Did you find photography or did photography find you?
I left home [Casa Grande, Ariz.] on my 20th birthday, seeking a better opportunity besides being a bilingual clerk or something like that. I went to Los Angeles, which I thought was a big enough town for a squat little man. I had a brother that was quite talented in art. He attended the Art Center School [now the Art Center College of Design in Pasadena]. I was drawn to L.A. because he was there. I thought that perhaps I should study art too, although I didn’t have any talent. And then I got there, and they told me that the art courses had filled, and rather than go back home, I asked them what else I could take. I said, “I’d like to investigate photography.” I got a camera, developed my first roll of time, made my first print, and fell absolutely in love.
Tell us again that famous story of meeting Frank Lloyd Wright.

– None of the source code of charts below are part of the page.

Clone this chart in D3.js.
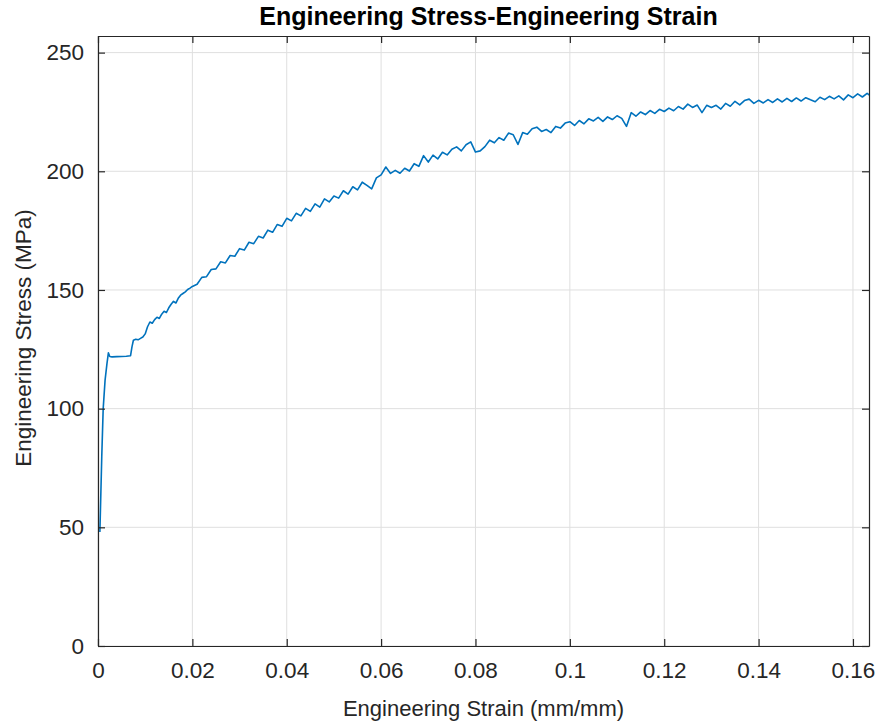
<!DOCTYPE html>
<html>
<head>
<meta charset="utf-8">
<script src="https://cdn.jsdelivr.net/npm/d3@7"></script>
<style>
  body { margin: 0; background: #fff; }
  svg { display: block; font-family: Arial, "Liberation Sans", Helvetica, sans-serif; }
</style>
</head>
<body>
<svg id="chart" width="882" height="727"></svg>
<script>
// axis setup
var xTicks = [0, 0.02, 0.04, 0.06, 0.08, 0.1, 0.12, 0.14, 0.16];
var yTicks = [0, 50, 100, 150, 200, 250];
var xLimits = [0, 0.1634];
var yLimits = [0, 257];

// engineering strain (mm/mm) vs engineering stress (MPa)
var strain = [
  0.0004, 0.0008, 0.0011, 0.0015, 0.0019, 0.0022, 0.0025, 0.003, 0.004, 0.005,
  0.006, 0.0069, 0.0072, 0.0075, 0.008, 0.0085, 0.009, 0.0095, 0.010, 0.0105,
  0.011, 0.0115, 0.012, 0.0125, 0.013, 0.0135, 0.014, 0.0145, 0.015, 0.0155,
  0.016, 0.0165, 0.017, 0.0175, 0.018, 0.0185, 0.019, 0.0195, 0.020,
  0.021, 0.022, 0.023, 0.024, 0.025, 0.026, 0.027, 0.028, 0.029, 0.030,
  0.031, 0.032, 0.033, 0.034, 0.035, 0.036, 0.037, 0.038, 0.039, 0.040,
  0.041, 0.042, 0.043, 0.044, 0.045, 0.046, 0.047, 0.048, 0.049, 0.050,
  0.051, 0.052, 0.053, 0.054, 0.055, 0.056, 0.057, 0.058, 0.059, 0.060,
  0.061, 0.062, 0.063, 0.064, 0.065, 0.066, 0.067, 0.068, 0.069, 0.070,
  0.071, 0.072, 0.073, 0.074, 0.075, 0.076, 0.077, 0.078, 0.079, 0.080,
  0.081, 0.082, 0.083, 0.084, 0.085, 0.086, 0.087, 0.088, 0.089, 0.090,
  0.091, 0.092, 0.093, 0.094, 0.095, 0.096, 0.097, 0.098, 0.099, 0.100,
  0.101, 0.102, 0.103, 0.104, 0.105, 0.106, 0.107, 0.108, 0.109, 0.110,
  0.111, 0.112, 0.113, 0.114, 0.115, 0.116, 0.117, 0.118, 0.119, 0.120,
  0.121, 0.122, 0.123, 0.124, 0.125, 0.126, 0.127, 0.128, 0.129, 0.130,
  0.131, 0.132, 0.133, 0.134, 0.135, 0.136, 0.137, 0.138, 0.139, 0.140,
  0.141, 0.142, 0.143, 0.144, 0.145, 0.146, 0.147, 0.148, 0.149, 0.150,
  0.151, 0.152, 0.153, 0.154, 0.155, 0.156, 0.157, 0.158, 0.159, 0.160,
  0.161, 0.162, 0.163, 0.1636, 0.1637
];
var stress = [
  48, 80, 100, 112, 119, 123.5, 122, 121.8, 121.9, 122,
  122.1, 122.3, 126, 128.8, 129.2, 129, 129.6, 130.2, 131.5, 134.5,
  136.5, 136, 137.5, 138.5, 138, 139.8, 141, 140.5, 142.5, 144,
  145.2, 144.5, 146.5, 147.8, 148.5, 149.2, 150.2, 150.8, 151.5,
  152.4, 155.3, 155.6, 158.6, 158.9, 161.9, 161.4, 164.5, 164.2, 167.4,
  166.8, 170.1, 169.5, 172.6, 171.9, 175.2, 174.3, 177.6, 176.8, 180.2,
  179.1, 182.3, 181.2, 184.4, 183.1, 186.3, 184.9, 188.4, 187.1, 189.6,
  188.7, 191.8, 190.4, 193.5, 192.2, 195.4, 194.1, 192.6, 197.2, 198.5,
  201.8, 199.1, 200.4, 199.2, 201.3, 200.1, 203.2, 202.1, 206.6, 203.9,
  206.8, 205.2, 208, 206.9, 209.3, 210.3, 208.6, 211.2, 212.4, 208.1,
  208.6, 210.4, 213.1, 212, 214.2, 213.1, 216.1, 215.4, 211.3, 216.3,
  215.6, 217.9, 218.6, 216.8, 217.6, 216.3, 218.9, 218.2, 220.3, 220.9,
  219.3, 221.4, 220, 222.1, 221.2, 222.7, 221, 222.9, 221.8, 223.4,
  222.3, 218.9, 224.7, 223.2, 225, 223.9, 225.6, 224.4, 226.1, 225.2,
  226.6, 225.5, 227.3, 226.2, 228.3, 226.9, 227.9, 224.7, 227.8, 226.9,
  227.8, 226.2, 228.6, 227.4, 229.5, 228, 229.8, 230.4, 228.6, 229.9,
  228.8, 230.2, 229, 230.5, 229.2, 230.7, 229.4, 230.9, 229.6, 231,
  230.1, 229.3, 231.2, 230.2, 231.6, 230.5, 231.8, 230.1, 232.2, 231,
  232.6, 231.3, 232.8, 231.9, 3
];

var svg = d3.select("#chart");
var margin = { top: 36, right: 13, bottom: 81, left: 98 };
var width = 882 - margin.left - margin.right;
var height = 727 - margin.top - margin.bottom;
var ink = "#262626";

var x = d3.scaleLinear().domain(xLimits).range([0, width]);
var y = d3.scaleLinear().domain(yLimits).range([height, 0]);

var g = svg.append("g").attr("transform", "translate(" + margin.left + "," + margin.top + ")");

// grid
g.append("g").selectAll("line").data(xTicks).enter().append("line")
  .attr("x1", function (d) { return x(d); }).attr("x2", function (d) { return x(d); })
  .attr("y1", 0).attr("y2", height)
  .attr("stroke", "#dfdfdf").attr("stroke-width", 1);
g.append("g").selectAll("line").data(yTicks).enter().append("line")
  .attr("y1", function (d) { return y(d); }).attr("y2", function (d) { return y(d); })
  .attr("x1", 0).attr("x2", width)
  .attr("stroke", "#dfdfdf").attr("stroke-width", 1);

// curve
g.append("defs").append("clipPath").attr("id", "clip")
  .append("rect").attr("width", width).attr("height", height);
var line = d3.line()
  .x(function (d, i) { return x(strain[i]); })
  .y(function (d) { return y(d); });
g.append("path")
  .datum(stress)
  .attr("clip-path", "url(#clip)")
  .attr("fill", "none")
  .attr("stroke", "#0072BD")
  .attr("stroke-width", 1.6)
  .attr("stroke-linejoin", "round")
  .attr("d", line);

// axes, MATLAB style: ticks inward on all four sides
var fmtX = function (d) { return d === 0 ? "0" : d3.format("~g")(d); };
var axBottom = g.append("g").attr("transform", "translate(0," + height + ")")
  .call(d3.axisBottom(x).tickValues(xTicks).tickFormat(fmtX).tickSizeInner(-7).tickSizeOuter(0).tickPadding(16));
var axLeft = g.append("g")
  .call(d3.axisLeft(y).tickValues(yTicks).tickSizeInner(-7).tickSizeOuter(0).tickPadding(14));
var axTop = g.append("g")
  .call(d3.axisTop(x).tickValues(xTicks).tickFormat("").tickSizeInner(-7).tickSizeOuter(0));
var axRight = g.append("g").attr("transform", "translate(" + width + ",0)")
  .call(d3.axisRight(y).tickValues(yTicks).tickFormat("").tickSizeInner(-7).tickSizeOuter(0));

[axBottom, axLeft, axTop, axRight].forEach(function (a) {
  a.select(".domain").attr("stroke", ink).attr("stroke-width", 1.2);
  a.selectAll(".tick line").attr("stroke", ink).attr("stroke-width", 1.2);
  a.selectAll("text").attr("fill", ink).style("font-size", "22.5px").attr("font-family", null);
});

// titles
svg.append("text")
  .attr("x", margin.left + width / 2 + 5).attr("y", 25)
  .attr("text-anchor", "middle")
  .attr("fill", "#000")
  .style("font-size", "25px").style("font-weight", "bold")
  .text("Engineering Stress-Engineering Strain");
svg.append("text")
  .attr("x", margin.left + width / 2).attr("y", 716)
  .attr("text-anchor", "middle")
  .attr("fill", ink)
  .style("font-size", "22px")
  .text("Engineering Strain (mm/mm)");
svg.append("text")
  .attr("transform", "translate(31," + (margin.top + height / 2 - 3) + ") rotate(-90)")
  .attr("text-anchor", "middle")
  .attr("fill", ink)
  .style("font-size", "22.5px")
  .text("Engineering Stress (MPa)");
</script>
</body>
</html>
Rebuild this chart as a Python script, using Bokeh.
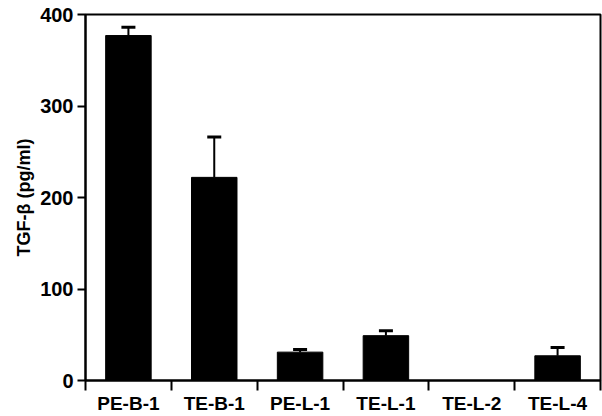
from bokeh.plotting import figure
from bokeh.models import ColumnDataSource, FixedTicker, Whisker, TeeHead, Range1d
from bokeh.embed import file_html
from bokeh.resources import INLINE

categories = ["PE-B-1", "TE-B-1", "PE-L-1", "TE-L-1", "TE-L-2", "TE-L-4"]
values = [377, 222, 31, 49, 0, 27]
errors = [9, 44, 3, 5.5, 0, 9]
y_ticks = [0, 100, 200, 300, 400]

FONT = "Liberation Sans"

xs = [i + 0.5 for i in range(len(categories))]
src = ColumnDataSource(dict(x=xs, top=values))

err_idx = [i for i, e in enumerate(errors) if e > 0]
esrc = ColumnDataSource(dict(
    x=[xs[i] for i in err_idx],
    upper=[values[i] + errors[i] for i in err_idx],
    lower=[values[i] for i in err_idx],
))

p = figure(width=602, height=416, output_backend="svg", toolbar_location=None,
           x_range=Range1d(0, len(categories)), y_range=Range1d(0, 400))
p.min_border_left = 85
p.min_border_right = 2
p.min_border_top = 14
p.min_border_bottom = 35
p.background_fill_color = "white"
p.border_fill_color = "white"
p.grid.visible = False
p.outline_line_color = "black"
p.outline_line_width = 2

p.vbar(x="x", top="top", bottom=0, width=0.53, source=src,
       fill_color="black", line_color="black")

w = Whisker(base="x", upper="upper", lower="lower", source=esrc,
            line_color="black", line_width=2,
            upper_head=TeeHead(size=14, line_color="black", line_width=3),
            lower_head=None)
p.add_layout(w)

# x axis
xa = p.xaxis[0]
xa.ticker = FixedTicker(ticks=xs, minor_ticks=list(range(len(categories) + 1)))
xa.major_label_overrides = {x: c for x, c in zip(xs, categories)}
xa.major_tick_out = 0
xa.major_tick_in = 0
xa.minor_tick_out = 10
xa.minor_tick_in = 0
xa.minor_tick_line_color = "black"
xa.minor_tick_line_width = 2
xa.axis_line_color = "black"
xa.axis_line_width = 2
xa.major_label_standoff = 2
xa.major_label_text_font = FONT
xa.major_label_text_font_style = "bold"
xa.major_label_text_font_size = "19px"
xa.major_label_text_color = "black"

# y axis
ya = p.yaxis[0]
ya.ticker = FixedTicker(ticks=y_ticks)
ya.major_tick_out = 8
ya.major_tick_in = 0
ya.major_tick_line_width = 2
ya.major_tick_line_color = "black"
ya.minor_tick_line_color = None
ya.axis_line_color = "black"
ya.axis_line_width = 2
ya.major_label_standoff = 4
ya.major_label_text_font = FONT
ya.major_label_text_font_style = "bold"
ya.major_label_text_font_size = "20px"
ya.major_label_text_color = "black"
ya.axis_label = "TGF-β (pg/ml)"
ya.axis_label_text_font = FONT
ya.axis_label_text_font_style = "bold"
ya.axis_label_text_font_size = "18px"
ya.axis_label_text_color = "black"
ya.axis_label_standoff = 3

open("out.html", "w").write(file_html(p, INLINE))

There’s a great ideal of what an architect should look like. But when I saw him he was wearing a white polo shirt, khaki shorts, white athletic socks, and open-toed sandals, which wasn’t very impressive to me—except that he had a porkpie hat and a cane, which gave him a certain amount of elegance. He was waving good-bye to guests that were just leaving, and he looked out and said, ‘Who are you?’ I said, “My name is Pedro E. Guerrero and I’m a photographer.” I had never introduced myself as “Pedro E. Guerrero, a photographer” before, because I had never made a nickel from it; I had never had an assignment. I showed him the most embarrassing bunch of photographs.
He said, “What are you doing now?” I said, “I’m looking for work.” So he said, “Well, would you like to work for us?” This is 15 minutes after our first meeting, by the way. I didn’t know what “working for us” meant, but I said, “Yes, I’ll work for you.” He said, “You can start right now if you want to.” Of course, I hadn’t taken a cab or anything, but I was delighted to have the job. I wound my way back through the desert through drywashers ... and chaparrals until I got home again and announced to my family that I had a job for an unbelievable 72-year-old man who was building a house out in the desert out of sand and rocks and cement. That was the beginning.